* [Work to complete]: Set down only those lines that fall from the line containing "Write the seaborn" through the line containing "import seaborn as sns", unchanged and without pictures.

## BEGIN Records to process

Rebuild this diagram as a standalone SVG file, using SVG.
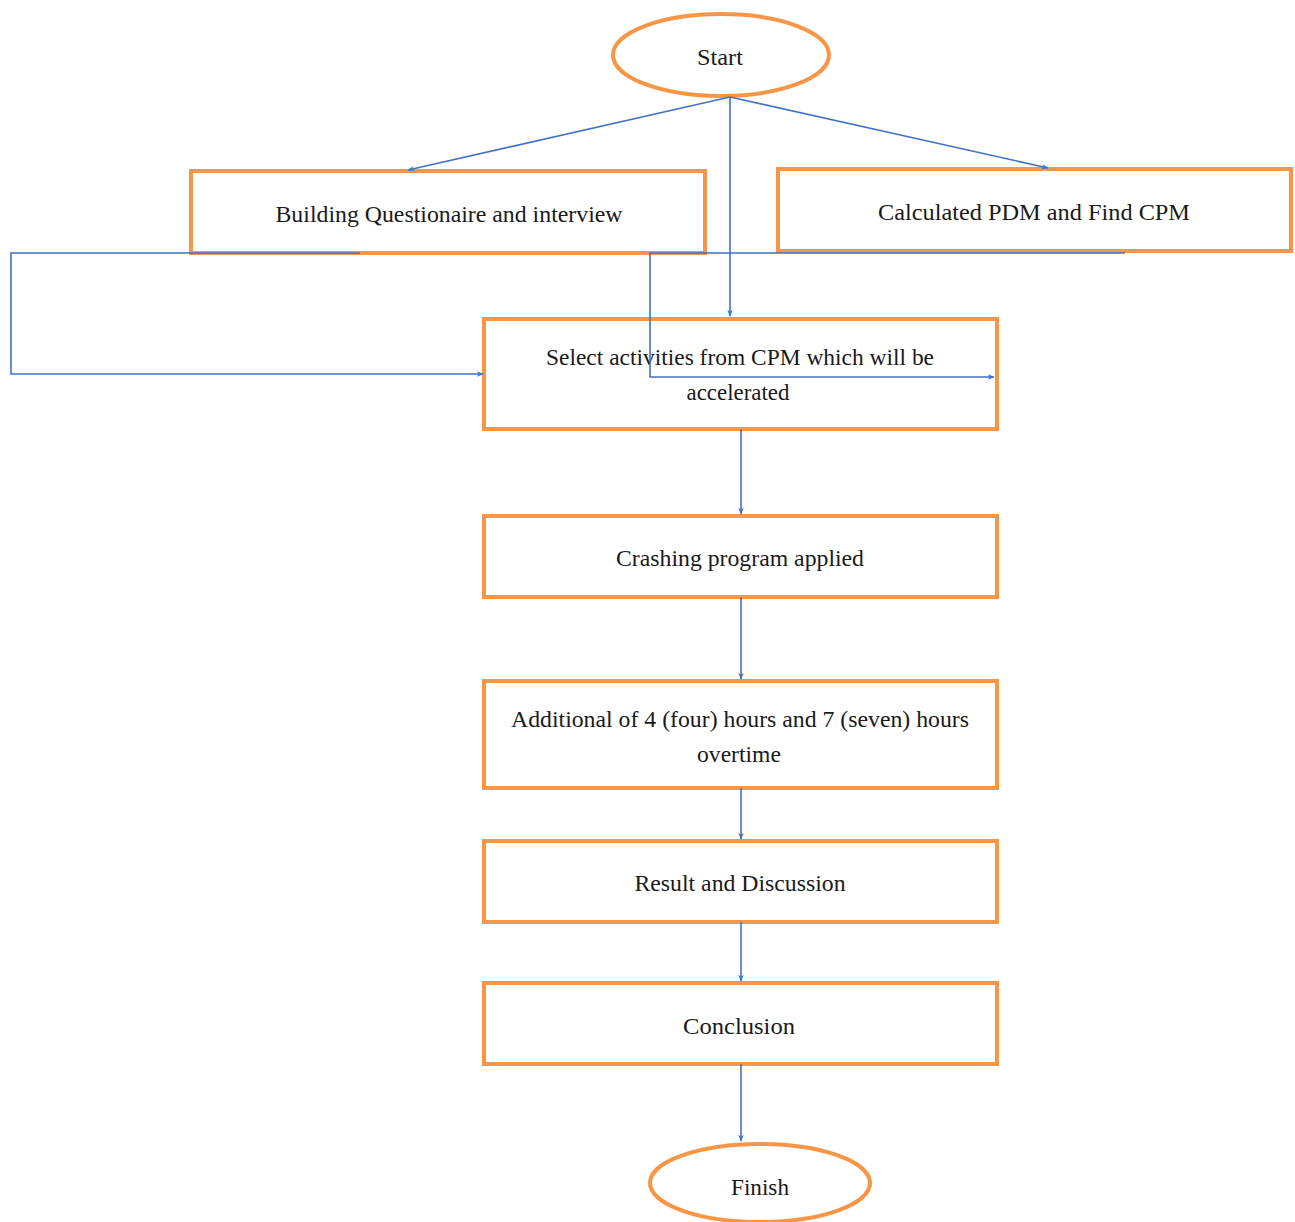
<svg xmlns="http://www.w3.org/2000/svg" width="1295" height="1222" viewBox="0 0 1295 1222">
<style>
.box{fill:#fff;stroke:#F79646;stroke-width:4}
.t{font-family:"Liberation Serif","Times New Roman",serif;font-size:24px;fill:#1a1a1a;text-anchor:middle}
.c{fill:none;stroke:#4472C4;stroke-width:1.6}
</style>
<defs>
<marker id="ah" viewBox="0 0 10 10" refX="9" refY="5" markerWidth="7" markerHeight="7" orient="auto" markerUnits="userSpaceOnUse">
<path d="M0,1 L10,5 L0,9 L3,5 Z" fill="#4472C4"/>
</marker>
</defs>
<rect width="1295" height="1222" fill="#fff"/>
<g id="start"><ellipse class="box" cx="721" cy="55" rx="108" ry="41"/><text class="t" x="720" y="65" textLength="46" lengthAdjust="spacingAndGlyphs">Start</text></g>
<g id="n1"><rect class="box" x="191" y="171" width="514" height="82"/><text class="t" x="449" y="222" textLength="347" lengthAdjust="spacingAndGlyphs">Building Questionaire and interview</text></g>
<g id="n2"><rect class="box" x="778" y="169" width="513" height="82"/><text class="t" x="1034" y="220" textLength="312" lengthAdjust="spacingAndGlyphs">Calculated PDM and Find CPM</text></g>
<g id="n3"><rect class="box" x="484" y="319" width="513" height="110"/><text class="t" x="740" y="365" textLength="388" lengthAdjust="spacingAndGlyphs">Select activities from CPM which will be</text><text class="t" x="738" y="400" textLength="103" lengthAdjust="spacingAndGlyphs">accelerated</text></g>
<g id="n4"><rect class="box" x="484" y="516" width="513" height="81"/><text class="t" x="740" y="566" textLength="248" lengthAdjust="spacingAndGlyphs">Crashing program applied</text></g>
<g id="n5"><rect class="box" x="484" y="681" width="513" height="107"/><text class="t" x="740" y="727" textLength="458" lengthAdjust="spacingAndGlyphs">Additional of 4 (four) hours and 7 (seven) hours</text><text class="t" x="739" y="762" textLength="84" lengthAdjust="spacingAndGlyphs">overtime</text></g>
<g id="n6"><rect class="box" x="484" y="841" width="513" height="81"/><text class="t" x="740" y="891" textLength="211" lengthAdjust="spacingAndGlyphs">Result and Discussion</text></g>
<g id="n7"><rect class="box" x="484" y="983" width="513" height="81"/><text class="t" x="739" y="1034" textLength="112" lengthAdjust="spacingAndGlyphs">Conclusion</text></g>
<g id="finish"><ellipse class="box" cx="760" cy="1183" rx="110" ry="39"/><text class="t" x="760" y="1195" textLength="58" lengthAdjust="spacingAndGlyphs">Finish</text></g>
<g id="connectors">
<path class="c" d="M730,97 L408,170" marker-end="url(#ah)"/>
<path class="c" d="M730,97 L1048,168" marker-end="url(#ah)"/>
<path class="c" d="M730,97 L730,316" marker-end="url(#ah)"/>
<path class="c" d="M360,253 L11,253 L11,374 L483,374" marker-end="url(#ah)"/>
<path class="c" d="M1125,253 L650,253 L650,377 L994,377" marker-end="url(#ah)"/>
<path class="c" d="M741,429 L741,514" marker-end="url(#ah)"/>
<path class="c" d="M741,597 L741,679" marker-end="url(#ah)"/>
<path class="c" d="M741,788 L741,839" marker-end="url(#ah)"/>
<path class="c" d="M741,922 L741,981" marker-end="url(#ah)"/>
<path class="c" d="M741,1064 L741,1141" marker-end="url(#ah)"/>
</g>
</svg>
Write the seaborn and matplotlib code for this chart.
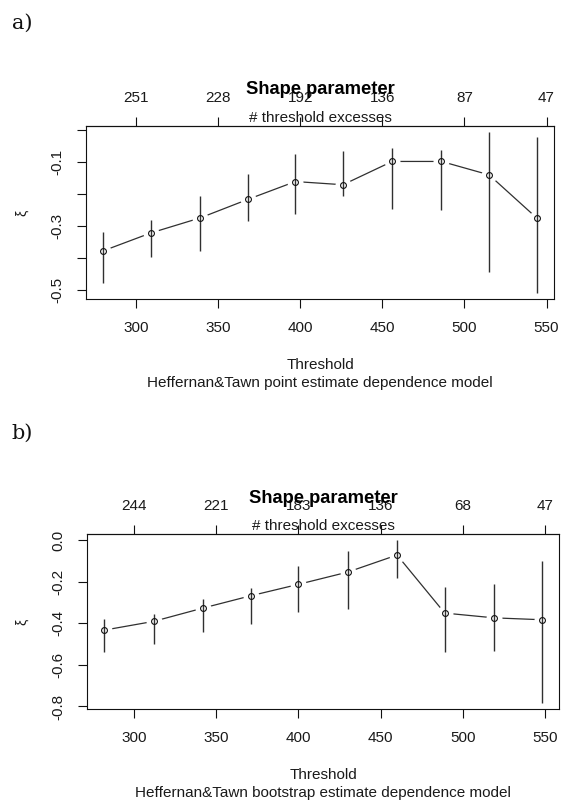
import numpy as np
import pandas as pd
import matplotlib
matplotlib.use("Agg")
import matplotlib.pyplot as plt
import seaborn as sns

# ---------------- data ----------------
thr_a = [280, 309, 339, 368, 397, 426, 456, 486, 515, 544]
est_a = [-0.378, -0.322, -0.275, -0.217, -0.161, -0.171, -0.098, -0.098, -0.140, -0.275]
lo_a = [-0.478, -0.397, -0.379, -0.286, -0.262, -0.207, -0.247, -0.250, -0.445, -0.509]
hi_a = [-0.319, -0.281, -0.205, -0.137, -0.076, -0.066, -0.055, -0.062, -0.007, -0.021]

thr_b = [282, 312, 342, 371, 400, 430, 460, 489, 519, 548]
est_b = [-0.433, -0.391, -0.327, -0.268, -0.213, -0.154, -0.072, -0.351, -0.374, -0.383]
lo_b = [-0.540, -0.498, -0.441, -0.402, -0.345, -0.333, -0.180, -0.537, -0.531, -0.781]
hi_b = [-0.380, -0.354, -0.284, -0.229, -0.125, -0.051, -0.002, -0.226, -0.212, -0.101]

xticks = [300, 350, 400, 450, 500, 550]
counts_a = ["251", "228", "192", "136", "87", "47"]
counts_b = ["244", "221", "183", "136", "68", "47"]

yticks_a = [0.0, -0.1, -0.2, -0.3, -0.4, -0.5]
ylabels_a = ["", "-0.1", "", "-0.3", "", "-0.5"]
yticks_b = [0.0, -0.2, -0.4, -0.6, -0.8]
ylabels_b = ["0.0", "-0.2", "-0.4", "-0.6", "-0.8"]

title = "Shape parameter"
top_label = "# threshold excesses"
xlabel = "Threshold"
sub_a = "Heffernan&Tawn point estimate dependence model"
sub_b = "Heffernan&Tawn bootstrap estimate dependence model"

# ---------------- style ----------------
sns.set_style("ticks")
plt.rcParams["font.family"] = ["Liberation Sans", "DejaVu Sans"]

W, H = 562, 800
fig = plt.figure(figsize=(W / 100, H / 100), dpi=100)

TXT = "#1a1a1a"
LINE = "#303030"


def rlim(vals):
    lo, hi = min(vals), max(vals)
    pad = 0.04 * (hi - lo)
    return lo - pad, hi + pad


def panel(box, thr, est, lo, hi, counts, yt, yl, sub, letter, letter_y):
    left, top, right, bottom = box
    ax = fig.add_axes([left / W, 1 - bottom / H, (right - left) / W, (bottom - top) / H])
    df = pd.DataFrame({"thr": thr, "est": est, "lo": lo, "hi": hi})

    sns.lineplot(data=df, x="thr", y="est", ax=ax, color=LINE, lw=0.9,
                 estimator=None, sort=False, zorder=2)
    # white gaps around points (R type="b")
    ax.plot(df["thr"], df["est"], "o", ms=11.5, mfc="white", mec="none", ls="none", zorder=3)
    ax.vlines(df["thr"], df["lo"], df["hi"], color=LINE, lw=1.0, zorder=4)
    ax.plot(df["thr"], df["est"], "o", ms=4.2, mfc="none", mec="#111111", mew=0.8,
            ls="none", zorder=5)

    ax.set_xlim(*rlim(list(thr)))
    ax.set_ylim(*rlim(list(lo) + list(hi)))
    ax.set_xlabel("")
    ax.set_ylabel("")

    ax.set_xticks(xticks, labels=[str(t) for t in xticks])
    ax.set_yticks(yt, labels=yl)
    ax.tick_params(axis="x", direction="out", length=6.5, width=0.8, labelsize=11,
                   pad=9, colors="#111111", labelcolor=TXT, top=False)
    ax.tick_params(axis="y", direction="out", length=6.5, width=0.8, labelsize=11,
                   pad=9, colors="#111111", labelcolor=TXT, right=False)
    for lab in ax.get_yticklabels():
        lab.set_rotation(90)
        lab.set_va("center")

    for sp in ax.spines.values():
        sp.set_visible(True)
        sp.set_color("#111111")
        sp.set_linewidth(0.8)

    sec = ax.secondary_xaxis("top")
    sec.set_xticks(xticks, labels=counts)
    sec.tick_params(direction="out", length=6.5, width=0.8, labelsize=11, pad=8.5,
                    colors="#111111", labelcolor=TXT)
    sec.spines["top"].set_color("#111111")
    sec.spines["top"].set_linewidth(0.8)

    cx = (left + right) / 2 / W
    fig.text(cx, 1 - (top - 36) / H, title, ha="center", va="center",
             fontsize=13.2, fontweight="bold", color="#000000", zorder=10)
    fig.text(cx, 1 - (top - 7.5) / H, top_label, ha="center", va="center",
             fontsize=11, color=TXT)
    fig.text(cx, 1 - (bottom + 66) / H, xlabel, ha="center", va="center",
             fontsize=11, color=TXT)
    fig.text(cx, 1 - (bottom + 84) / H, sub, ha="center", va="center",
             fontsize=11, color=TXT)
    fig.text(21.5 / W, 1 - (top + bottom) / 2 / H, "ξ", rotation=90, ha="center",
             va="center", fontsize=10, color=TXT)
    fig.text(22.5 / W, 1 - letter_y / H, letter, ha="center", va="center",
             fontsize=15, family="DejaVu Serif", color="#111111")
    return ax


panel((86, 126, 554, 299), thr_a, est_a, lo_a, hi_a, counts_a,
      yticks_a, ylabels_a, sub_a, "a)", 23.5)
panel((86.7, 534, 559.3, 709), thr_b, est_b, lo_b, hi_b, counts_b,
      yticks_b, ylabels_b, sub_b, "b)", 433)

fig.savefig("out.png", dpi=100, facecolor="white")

## END Records to process

* [Response to this exercise]:
Write the seaborn and matplotlib code for this chart.
import numpy as np
import pandas as pd
import matplotlib
matplotlib.use("Agg")
import matplotlib.pyplot as plt
import seaborn as sns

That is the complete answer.